By John McCarthy, Opinion Editor

September 24, 2015 | 3 min read

Award-winning architect Dame Zaha Hadid cut short an interview with Radio 4 after being questioned on mortalities during the construction of the Qatar World Cup stadium she designed.

A Radio 4 interview discussing Zaha receiving a 2016 Riba Royal Gold Medal was drawn to an abrupt close after Today programme presenter Sarah Montague enquired about worker conditions in Qatar, quoting an ITUC figure that an estimated 1,200 workers have died constructing the World Cup infrastructure.

Hadid, the designer of the Al-Wakrah stadium for the 2022 World Cup abruptly, said: “There haven’t been any problems; I have to put you right, there.”

Montague enquired: “More than 1,200 migrant workers have died there?”

To which Hadid responded: "There’s no deaths on our site whatsoever, you should check your information before you say anything.

“It is absolutely untrue; there are no deaths on our site whatsoever. I sued someone in the press for it. And they had to withdraw and apologise.

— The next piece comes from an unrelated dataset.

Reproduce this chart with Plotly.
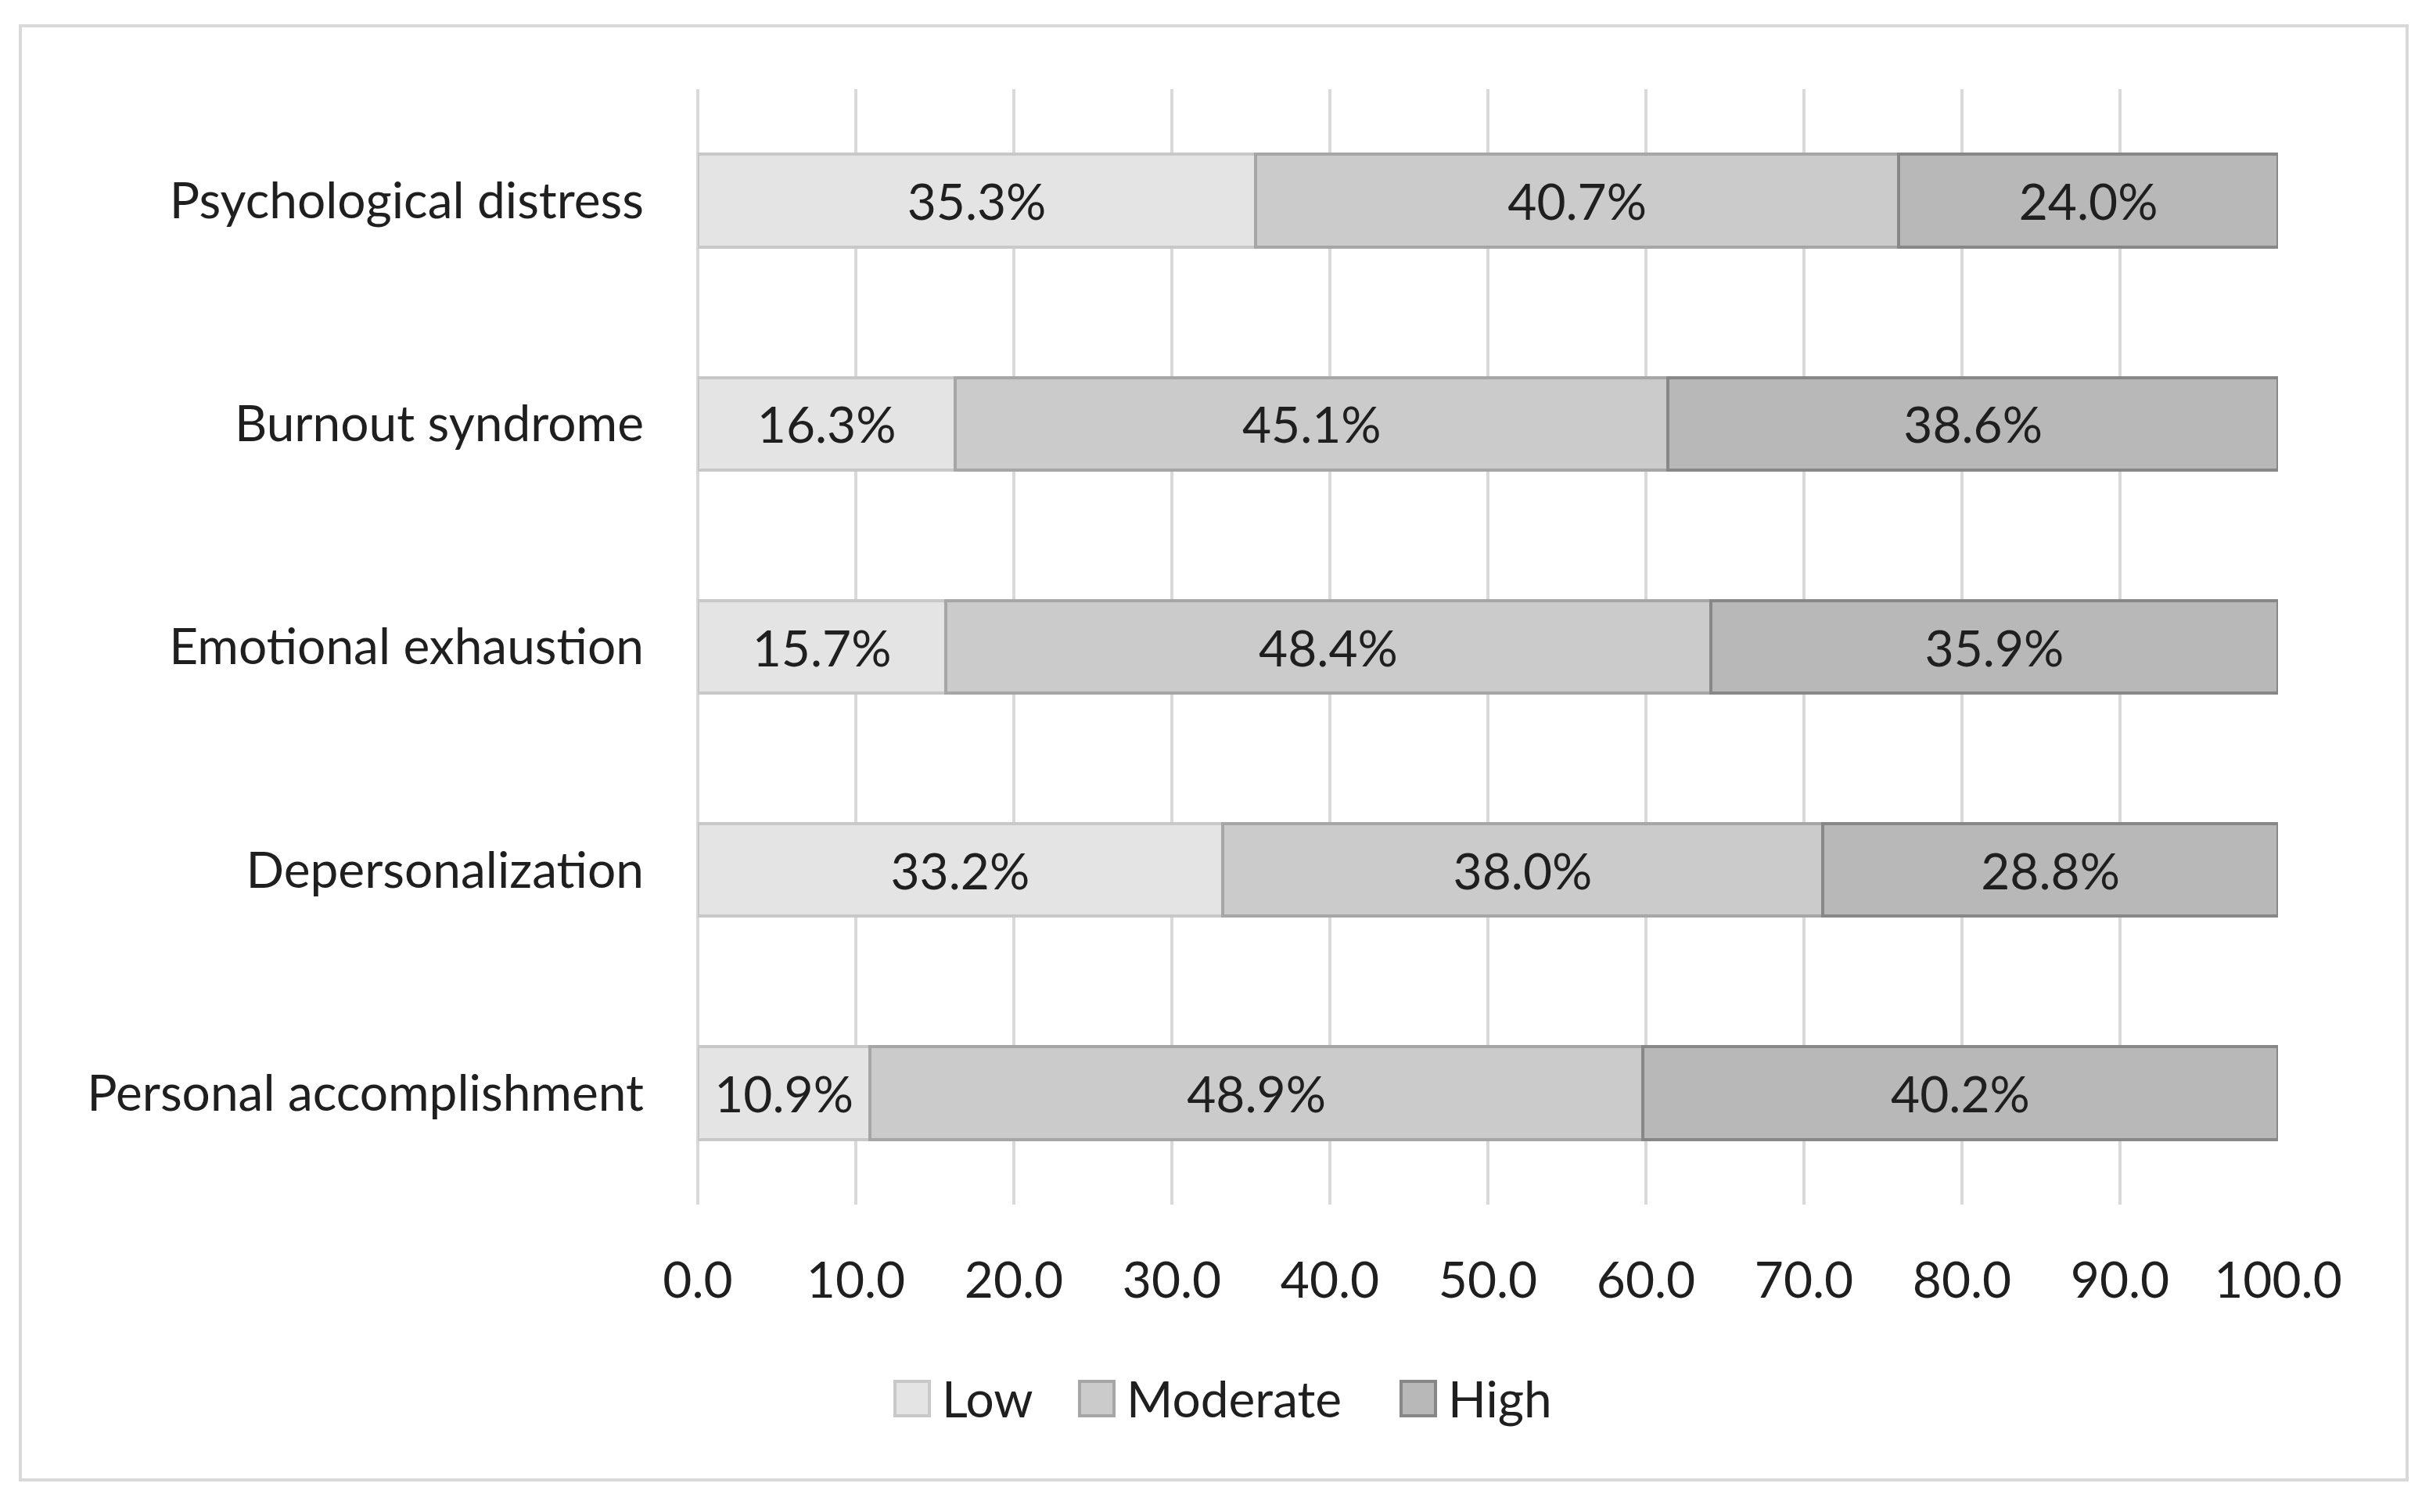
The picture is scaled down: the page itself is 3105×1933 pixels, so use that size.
import plotly.graph_objects as go

# data (percent)
categories = [
    "Psychological distress",
    "Burnout syndrome",
    "Emotional exhaustion",
    "Depersonalization",
    "Personal accomplishment",
]
low = [35.3, 16.3, 15.7, 33.2, 10.9]
moderate = [40.7, 45.1, 48.4, 38.0, 48.9]
high = [24.0, 38.6, 35.9, 28.8, 40.2]

series_names = ["Low", "Moderate", "High"]
fill_colors = ["#e4e4e4", "#cbcbcb", "#b8b8b8"]
line_colors = ["#c8c8c8", "#a6a6a6", "#878787"]

FONT = "Lato"
TXT = "#1f1f1f"
PAD = 8  # default body margin of the html page
W, H = 3105 - 2 * PAD, 1933 - 2 * PAD
# plot area in page pixels: x 892..2912, y 114..1540
L, T = 892 - PAD, 114 - PAD
R, B = W - (2912 - PAD), H - (1540 - PAD)


def px_x(x):
    return (x - PAD - L) / (W - L - R)


def px_y(y):
    return (H - B - (y - PAD)) / (H - T - B)


fig = go.Figure()
for name, vals, fc, lc in zip(series_names, [low, moderate, high], fill_colors, line_colors):
    fig.add_trace(
        go.Bar(
            name=name,
            y=categories,
            x=vals,
            orientation="h",
            marker=dict(color=fc, line=dict(color=lc, width=4)),
            texttemplate="%{x:.1f}%",
            textposition="inside",
            insidetextanchor="middle",
            textangle=0,
            textfont=dict(family=FONT, size=64, color=TXT),
            showlegend=False,
        )
    )

fig.update_layout(
    width=W,
    height=H,
    barmode="stack",
    bargap=0.585,
    margin=dict(l=L, r=R, t=T, b=B),
    paper_bgcolor="white",
    plot_bgcolor="white",
    font=dict(family=FONT, size=64, color=TXT),
    uniformtext=dict(minsize=64, mode="show"),
)
fig.update_xaxes(
    range=[0, 100],
    dtick=10,
    tickformat=".1f",
    showgrid=True,
    gridcolor="#d9d9d9",
    gridwidth=4,
    zeroline=True,
    zerolinecolor="#d9d9d9",
    zerolinewidth=4,
    showline=False,
    ticks="",
    ticklabelstandoff=54,
    tickfont=dict(family=FONT, size=64, color=TXT),
)
fig.update_yaxes(
    categoryorder="array",
    categoryarray=categories,
    autorange="reversed",
    showgrid=False,
    showline=False,
    ticks="",
    ticklabelstandoff=68,
    tickfont=dict(family=FONT, size=64, color=TXT),
)

# outer chart border
fig.add_shape(
    type="rect", xref="paper", yref="paper",
    x0=px_x(26), x1=px_x(3077), y0=px_y(1892), y1=px_y(33),
    line=dict(color="#d9d9d9", width=4), fillcolor="rgba(0,0,0,0)", layer="below",
)

# legend drawn below the axis, like the original
legend_boxes = [1144, 1380, 1791]
for name, fc, lc, x0 in zip(series_names, fill_colors, line_colors, legend_boxes):
    fig.add_shape(
        type="rect", xref="paper", yref="paper",
        x0=px_x(x0), x1=px_x(x0 + 44), y0=px_y(1810), y1=px_y(1766),
        fillcolor=fc, line=dict(color=lc, width=4),
    )
    fig.add_annotation(
        xref="paper", yref="paper", x=px_x(x0 + 58), y=px_y(1788),
        xanchor="left", yanchor="middle", text=name, showarrow=False,
        font=dict(family=FONT, size=64, color=TXT),
    )

fig.write_html("out.html")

You should check your facts.”

The interview then moved away from Qatar to Hadid's canned Tokyo Olympic stadium design which sparked her exit from the interview, “let’s stop this conversation right now," she said before leaving Montague with dead air to fill.

Listen to the full interview below.

In response to the ITUC figures the Qatar government issued a statement claiming: "In fact, after almost five million work-hours on World Cup construction sites, not a single worker’s life has been lost."